Transfer to a serving bowl, and sprinkle red chilly powder, coriander powder, dry mango powder and black pepper. Adjust the spices as per your taste.
Finally, heat 2 tablespoons of ghee, or oil add cumin seeds and as they splutter, add asafoetida ( if using ) and pour the ghee over the dal. Make sure all the masala is covered with ghee. Ghee enhances the flavour of the dal, but you can substitute with oil, or even completely skip it.
Serve hot dal with Fulko, paratha or enjoy it as it is.

Storage Suggestions
This dal is best enjoyed immediately after cooking, but you want to store it, then refrigerate it for a day or two.
The dal tends to become thick and appears like a lump. Heat on a slow flame and add very little water to get the right consistency.
I do not freeze this dal as it loses its texture.
Do’s and Don’ts while cooking the Maakhani Dal | Sindhi Style Mung Dal
- Soak the dal for a minimum hour, more if time permits.
- Remove the froth after the first boil.
- Do not cook the dal in a pressure cooker, the taste is completely different.
- Sprinkle the spices lavishly for a flavorful dal.
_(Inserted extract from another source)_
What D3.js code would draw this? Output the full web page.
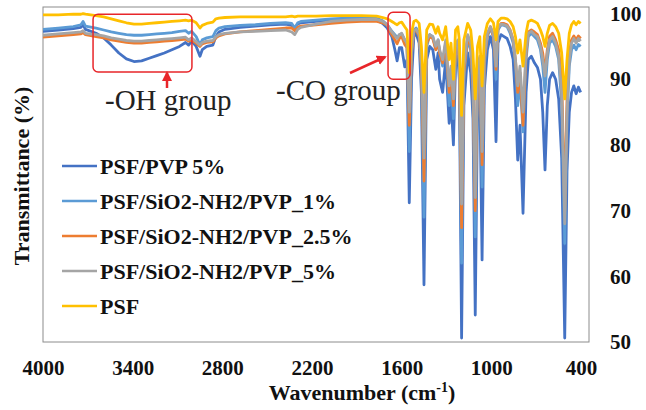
<!DOCTYPE html>
<html>
<head>
<meta charset="utf-8">
<script src="https://cdn.jsdelivr.net/npm/d3@7"></script>
<style>
  body { margin: 0; background: #fff; }
  svg { display: block; }
</style>
</head>
<body>
<svg id="chart" width="646" height="410"></svg>
<script>
// wavenumber grid shared by every spectrum (cm-1)
var wavenumbers = [
  4000, 3900, 3800, 3750, 3736, 3720, 3650, 3600, 3550, 3500,
  3450, 3400, 3350, 3300, 3250, 3200, 3150, 3100, 3060, 3040,
  3020, 2990, 2965, 2950, 2920, 2880, 2860, 2840, 2800, 2700,
  2600, 2500, 2400, 2360, 2340, 2320, 2300, 2200, 2100, 2000,
  1900, 1800, 1760, 1730, 1700, 1680, 1665, 1650, 1635, 1615,
  1600, 1585, 1570, 1555, 1540, 1520, 1505, 1488, 1470, 1450,
  1430, 1410, 1395, 1385, 1365, 1345, 1322, 1310, 1294, 1280,
  1265, 1255, 1240, 1225, 1200, 1180, 1165, 1150, 1135, 1120,
  1105, 1090, 1070, 1050, 1030, 1013, 1000, 980, 960, 940,
  920, 900, 885, 870, 855, 835, 815, 800, 780, 760,
  740, 720, 705, 690, 675, 660, 640, 620, 600, 580,
  560, 545, 530, 515, 500, 485, 470, 455
];

// transmittance (%)
var psfPvp5 = [
  97.3, 97.5, 97.7, 97.9, 98.3, 97.6, 97.0, 96.3, 95.2, 94.0,
  93.1, 92.7, 92.8, 93.2, 93.6, 94.0, 94.5, 95.0, 95.6, 95.2,
  95.8, 95.0, 93.5, 94.5, 95.0, 95.2, 96.5, 97.2, 97.6, 97.9,
  98.1, 98.3, 98.4, 98.2, 97.8, 98.4, 98.6, 98.8, 98.9, 99.0,
  99.1, 99.0, 98.5, 97.8, 96.5, 94.5, 92.8, 94.8, 94.8, 91.9,
  93.0, 71.2, 90.0, 96.5, 97.0, 95.5, 88.0, 58.7, 93.0, 95.0,
  94.5, 91.5, 94.0, 90.0, 88.0, 93.0, 83.3, 87.0, 80.0, 92.0,
  93.5, 90.0, 50.6, 86.0, 94.0, 91.0, 84.0, 54.1, 86.0, 88.0,
  62.5, 88.5, 94.5, 96.5, 94.5, 80.5, 95.5, 96.8, 96.5, 96.2,
  95.0, 93.0, 87.0, 77.7, 83.0, 69.6, 88.0, 93.0, 93.5, 92.5,
  91.8, 90.0, 85.0, 76.2, 86.0, 90.0, 91.0, 90.0, 87.0, 78.0,
  50.6, 76.0, 85.0, 88.0, 89.0, 87.8, 88.8, 88.0
];
var sio2Pvp1 = [
  97.6, 97.8, 98.0, 98.3, 98.8, 98.1, 97.8, 97.5, 97.2, 97.0,
  96.8, 96.7, 96.7, 96.8, 96.9, 97.0, 97.1, 97.3, 97.4, 97.0,
  97.3, 96.5, 95.2, 96.0, 96.3, 96.5, 97.4, 97.8, 98.0, 98.2,
  98.3, 98.5, 98.6, 98.5, 97.8, 98.6, 98.8, 99.0, 99.2, 99.3,
  99.3, 99.3, 98.9, 98.3, 97.3, 96.8, 96.3, 96.8, 96.9, 96.0,
  95.5, 79.0, 94.0, 97.5, 97.8, 97.0, 91.0, 69.0, 95.0, 96.8,
  96.5, 94.5, 96.0, 94.0, 92.0, 95.5, 86.0, 90.0, 84.0, 94.0,
  95.5, 92.0, 62.0, 90.0, 96.0, 94.5, 88.0, 66.0, 90.0, 92.0,
  73.6, 92.0, 96.5, 97.8, 96.5, 90.0, 97.5, 98.3, 98.2, 98.0,
  97.0, 95.5, 92.0, 86.0, 90.0, 82.0, 93.0, 96.5, 97.0, 96.5,
  96.0, 94.5, 92.0, 88.0, 93.0, 95.5, 96.0, 95.0, 93.0, 86.0,
  65.0, 84.0, 92.0, 94.5, 95.2, 94.5, 95.3, 95.0
];
var sio2Pvp25 = [
  96.4, 96.6, 96.8, 96.9, 97.1, 96.8, 96.5, 96.3, 96.0, 95.8,
  95.6, 95.5, 95.5, 95.6, 95.7, 95.8, 95.9, 96.0, 96.1, 95.8,
  96.0, 95.5, 95.0, 95.4, 95.6, 95.7, 96.3, 96.6, 96.9, 97.2,
  97.4, 97.6, 97.8, 97.8, 97.4, 97.9, 98.1, 98.3, 98.5, 98.7,
  98.8, 98.8, 98.6, 98.2, 96.8, 96.0, 95.4, 96.2, 96.5, 95.3,
  94.8, 83.0, 94.0, 97.2, 97.5, 96.5, 92.0, 74.5, 95.5, 96.5,
  96.2, 94.5, 95.8, 94.0, 92.5, 95.5, 88.0, 91.0, 86.0, 94.5,
  95.8, 92.5, 67.4, 91.0, 96.5, 95.0, 89.0, 70.0, 91.0, 93.0,
  77.0, 93.0, 96.8, 98.0, 96.5, 91.5, 97.8, 98.5, 98.5, 98.3,
  97.5, 96.0, 93.0, 88.0, 91.0, 83.0, 94.0, 97.2, 97.5, 97.2,
  96.8, 95.5, 94.0, 91.0, 94.5, 96.5, 97.0, 96.0, 94.5, 90.0,
  70.0, 87.0, 94.0, 96.0, 96.6, 96.0, 96.6, 96.2
];
var sio2Pvp5 = [
  96.7, 96.9, 97.1, 97.2, 97.4, 97.0, 96.8, 96.6, 96.3, 96.1,
  95.9, 95.8, 95.8, 95.9, 96.0, 96.1, 96.2, 96.3, 96.4, 96.0,
  96.3, 95.7, 95.2, 95.6, 95.8, 95.9, 96.5, 96.8, 97.0, 97.2,
  97.3, 97.4, 97.5, 97.2, 96.8, 97.6, 97.9, 98.4, 98.8, 99.0,
  99.1, 99.1, 98.8, 98.3, 97.2, 96.6, 96.2, 96.8, 97.0, 96.0,
  95.5, 85.0, 94.5, 97.4, 97.6, 96.8, 92.5, 78.0, 96.0, 96.8,
  96.5, 95.0, 96.0, 94.5, 93.0, 96.0, 89.0, 92.0, 87.0, 95.0,
  96.0, 93.0, 71.0, 92.0, 96.8, 95.5, 90.0, 72.0, 92.0, 93.5,
  79.0, 93.5, 97.0, 98.0, 96.8, 92.0, 97.8, 98.4, 98.3, 98.1,
  97.4, 96.0, 93.0, 89.0, 92.0, 85.0, 94.5, 97.0, 97.3, 96.8,
  96.5, 95.0, 93.0, 90.5, 94.0, 96.0, 96.5, 95.5, 93.5, 88.0,
  68.0, 85.0, 93.0, 95.5, 96.2, 95.5, 96.2, 95.8
];
var psf = [
  99.8, 99.8, 99.9, 99.9, 100.0, 99.9, 99.7, 99.5, 99.2, 98.9,
  98.6, 98.4, 98.4, 98.5, 98.6, 98.7, 98.8, 98.9, 99.0, 98.9,
  99.0, 98.6, 97.8, 98.2, 98.5, 98.7, 99.2, 99.3, 99.4, 99.5,
  99.5, 99.5, 99.5, 99.6, 99.5, 99.6, 99.6, 99.6, 99.7, 99.7,
  99.7, 99.6, 99.4, 99.2, 98.8, 98.5, 98.3, 98.6, 98.7, 98.0,
  97.5, 91.0, 97.0, 98.8, 99.0, 98.5, 95.0, 88.0, 97.5, 98.4,
  98.3, 97.0, 98.0, 97.0, 96.0, 98.0, 93.0, 95.5, 90.0, 97.5,
  98.0, 96.0, 84.5, 96.0, 98.5, 97.5, 94.0, 87.0, 95.0, 96.5,
  89.0, 96.5, 98.5, 99.2, 98.6, 96.0, 98.8, 99.3, 99.3, 99.2,
  98.8, 98.0, 96.5, 94.0, 96.0, 92.0, 97.0, 98.8, 99.0, 98.8,
  98.5, 97.5, 96.5, 95.0, 97.0, 98.2, 98.5, 98.0, 97.0, 94.0,
  87.0, 93.0, 97.0, 98.3, 98.8, 98.3, 98.8, 98.5
];

var seriesNames = ["PSF/PVP 5%", "PSF/SiO2-NH2/PVP_1%", "PSF/SiO2-NH2/PVP_2.5%", "PSF/SiO2-NH2/PVP_5%", "PSF"];
var seriesValues = [psfPvp5, sio2Pvp1, sio2Pvp25, sio2Pvp5, psf];
var seriesColors = ["#4472C4", "#5B9BD5", "#ED7D31", "#A5A5A5", "#FFC000"];

var xTicks = [4000, 3400, 2800, 2200, 1600, 1000, 400];
var yTicks = [50, 60, 70, 80, 90, 100];

// annotation boxes: [wn left, wn right, T top, T bottom]
var ohBox = [3670, 3018, 99.9, 91.1];
var coBox = [1725, 1580, 100.2, 90.0];

var svg = d3.select("#chart");
var plotL = 43, plotR = 589, plotT = 7, plotB = 342;

var x = d3.scaleLinear().domain([4000, 400]).range([plotL, plotR]);
var y = d3.scaleLinear().domain([50, 101]).range([plotB, plotT]);
// category labels sit a little left of the frame end
var xLab = d3.scaleLinear().domain([4000, 400]).range([plotL, 581]);

svg.append("rect").attr("width", 646).attr("height", 410).attr("fill", "#fff");

var defs = svg.append("defs");
defs.append("clipPath").attr("id", "clip")
  .append("rect").attr("x", plotL).attr("y", plotT)
  .attr("width", plotR - plotL).attr("height", plotB - plotT);

// plot frame
svg.append("rect")
  .attr("x", plotL).attr("y", plotT)
  .attr("width", plotR - plotL).attr("height", plotB - plotT)
  .attr("fill", "none").attr("stroke", "#8c8c8c").attr("stroke-width", 1);

var line = d3.line()
  .x(function(d, i) { return x(wavenumbers[i]); })
  .y(function(d) { return y(d); });

svg.append("g").attr("clip-path", "url(#clip)")
  .selectAll("path").data(seriesValues).enter().append("path")
  .attr("d", line)
  .attr("fill", "none")
  .attr("stroke", function(d, i) { return seriesColors[i]; })
  .attr("stroke-width", 2.8)
  .attr("stroke-linejoin", "round");

var serif = "'Liberation Serif', 'Times New Roman', serif";

// x axis labels
var xAxis = d3.axisBottom(xLab).tickValues(xTicks).tickSize(0).tickPadding(0)
  .tickFormat(d3.format("d"));
var gx = svg.append("g").attr("transform", "translate(0," + 360 + ")").call(xAxis);
gx.select(".domain").remove();
gx.selectAll("text").attr("font-family", serif).attr("font-weight", "bold")
  .attr("font-size", 21).attr("fill", "#111");

// y axis labels on the right
var yAxis = d3.axisRight(y).tickValues(yTicks).tickSize(0).tickPadding(0);
var gy = svg.append("g").attr("transform", "translate(" + 610 + ",0)").call(yAxis);
gy.select(".domain").remove();
gy.selectAll("text").attr("font-family", serif).attr("font-weight", "bold")
  .attr("font-size", 21).attr("fill", "#111");

// axis titles
var xt = svg.append("text").attr("x", 362).attr("y", 400).attr("text-anchor", "middle")
  .attr("font-family", serif).attr("font-weight", "bold").attr("font-size", 22).attr("fill", "#111");
xt.append("tspan").text("Wavenumber (cm");
xt.append("tspan").attr("font-size", 14).attr("dy", -8).text("-1");
xt.append("tspan").attr("dy", 8).text(")");

svg.append("text")
  .attr("transform", "translate(29,176) rotate(-90)")
  .attr("text-anchor", "middle")
  .attr("font-family", serif).attr("font-weight", "bold").attr("font-size", 22).attr("fill", "#111")
  .text("Transmittance (%)");

// legend
var legend = svg.append("g");
seriesNames.forEach(function(name, i) {
  var ly = 166 + i * 35;
  legend.append("line").attr("x1", 62).attr("x2", 97).attr("y1", ly).attr("y2", ly)
    .attr("stroke", seriesColors[i]).attr("stroke-width", 2.5);
  legend.append("text").attr("x", 100).attr("y", ly).attr("dy", "0.35em")
    .attr("font-family", serif).attr("font-weight", "bold").attr("font-size", 22).attr("fill", "#111")
    .text(name);
});

// annotations
var red = "#E8262A";
[ohBox, coBox].forEach(function(b) {
  svg.append("rect")
    .attr("x", x(b[0])).attr("y", y(b[2]))
    .attr("width", x(b[1]) - x(b[0])).attr("height", y(b[3]) - y(b[2]))
    .attr("rx", 5).attr("fill", "none").attr("stroke", red).attr("stroke-width", 1.5);
});

defs.append("marker").attr("id", "head")
  .attr("viewBox", "0 0 10 10").attr("refX", 8).attr("refY", 5)
  .attr("markerWidth", 4).attr("markerHeight", 4).attr("orient", "auto")
  .append("path").attr("d", "M0,0L10,5L0,10z").attr("fill", red);

svg.append("line").attr("x1", 167).attr("y1", 88).attr("x2", 167).attr("y2", 73)
  .attr("stroke", red).attr("stroke-width", 2.5).attr("marker-end", "url(#head)");
svg.append("line").attr("x1", 350).attr("y1", 73).attr("x2", 385).attr("y2", 57)
  .attr("stroke", red).attr("stroke-width", 2.5).attr("marker-end", "url(#head)");

svg.append("text").attr("x", 105).attr("y", 110)
  .attr("font-family", serif).attr("font-size", 29).attr("fill", "#222").text("-OH group");
svg.append("text").attr("x", 276).attr("y", 100)
  .attr("font-family", serif).attr("font-size", 29).attr("fill", "#222").text("-CO group");
</script>
</body>
</html>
However, adjust them as per your taste.
- Dry Mango Powder enhances the taste of the dal, do not skip this spice.
- The flavour of the dal is enhanced with ghee, but if vegan, use oil.
- Add finely chopped onions, tomatoes and coriander leaves for that extra oomph, just before tempering.
Other Sindhi Style Dals
- Tri Daali Dal
- Charanji dal Ras mei
- Chana Dal ( Dal Pakwan)
- Sindhi Moong Dal
- Dal ji Kadhi
- Tuar Dal Sindhi Style

Maakhani Dal | Sindhi Style Mung Dal is my Day 2 post under the theme One Ingredient Three Dishes. I have chosen Mung Dal as the star ingredient.
Maakhani Dal | Sindhi Style Mung Dal
Equipment
- Pan / Kadai / Wok
- Wooden Blender
Ingredients
- 1 cup Yellow Mung Dal
- ½ tsp Turmeric Powder
- 2 cups Water
- Salt to taste
- ½ tsp Coriander Powder
- ½ tsp Red Chilly Powder
- ½ tsp Black Pepper Powder
- ½ tsp Dry Mango Powder
- 1 tsp Cumin Seeds
- Pinch Asafoetida optional
- 2 tbsp Ghee or Oil
Instructions
- Wash the dal very well and soak for 2 hours. After 2 hours , wash once again and put the dal in a pan with 2 cups of water , salt and turmeric powder.
- Cook the dal on full flame for 3-4 minutes , till the first boil comes. Now reduce the flame , remove the froth and cook for another 15 minutes.
- Once cooked, use a wooden hand blender , blend the dal to a smooth and creamy texture and the dal should be thick.
- Transfer to a serving bowl, and sprinkle red chilly powder , coriander powder, dry mango powder and black pepper.
- Finally heat 2 tablespoons of ghee , add cuminseeds and asafoetida ( if using )as they splutter , pour the ghee over the dal. Make sure all the masala is covered with ghee.
Notes
- Soak the dal for a minimum hour, more if time permits.
- Remove the froth after the first boil.
- Do not cook the dal in a pressure cooker, the taste is completely different.
- Sprinkle the spices lavishly. Dry Mango Powder enhances the taste, do not skip it.
- The flavour of the dal is enhanced with ghee, but if vegan, use oil.

Maakhani Dal looks creamy and I love the spices on top of the dal, they must be making it so flavorful. It is almost like a chaat , would eto try this Sindhi Dal.
Yummy comfort food. We prepare our everyday homemade dal just like this. This is the ultimate comfort food for us.
I would love this dal Vaishali…so inviting!